Ladies and gentlemen,
I have mentioned, only in passing, Rio+20's other overarching theme - an institutional framework for sustainable development.
It is aimed at reforming and refocusing the institutions and the bodies charged with delivering sustainable development in order to better equip them for a new century including how best to focus and maximize investment flows.
One topic within the overall issue is environmental governance including whether world needs an UN organization or a world organization for the environment.
It is perhaps beyond these remarks to delve into the whys and the wherefores-but perhaps one driving force is the concern that the ministers responsible for the environment remain marginalized in respect to their counterparts in ministries of finance and development to those for foreign affairs and say health. We need to strengthen the environmental governance dimension of our activities, including at the global level to achieve a more balanced public policy discourse.
In short, a Green Economy or whatever sustainable economy is eventually secured needs a top to which to aim.
Did the Rio Earth Summit of 1992 fail?

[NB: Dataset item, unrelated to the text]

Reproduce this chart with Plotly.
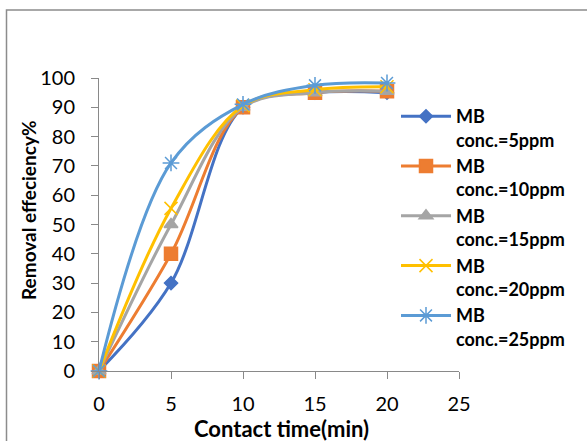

No: it laid the foundations upon which a new generation leaders must build.
The directions and compass forged in 1992 however need to reflect a world markedly different from that of the late 20th century-economically, politically, socially and environmentally.
We also need to implement what was agreed rather than leave it to the vagaries of short-term market forces that currently are benefiting too few at the expense of too many.
The encouraging signals are that many parts of the world are actively looking and engaging on finding ways to a sustainable economy and social progress-the Chinese may call it an 'ecological civilization' and Bhutan, the 'gross national happiness' index.
Many are calling it the Green Economy-the actual term matters little.
What is clear is that there is a desire for a new kind of progress and the kind of economic and social analysis that has been incubating for decades-often on the back burners or in the halls of academia or the think tanks of NGOs and institutes- is coming to the fore.
As are the extraordinary number and range of remarkable projects and policies being tried and tested in both developing and developed countries and which, in some cases may be starting to achieve critical mass.
An understanding in some quarters too that in a world of many, how an economy manages scarcities will in many ways define they and their citizens' futures.
Whether sufficient world leaders will seize the moment and take the opportunity of a world looking for a new compass-one that is cooperative rather than competitive, one that can allow all human beings to fulfil their potential, remains an open question for Rio+20.
But whether it happens in 2012 or in a few years' time, happen it must-either by default or by design-that is what the science of what is happening to our world makes clear .
Seven billion people are not going to wait forever for the Future they Want -they are looking to national and international institutions to show leadership now.
Rio+20 represents a moment in time when those who wish to be the architects have the opportunity to show that leadership in support of truly sustainable and progressive 21st century.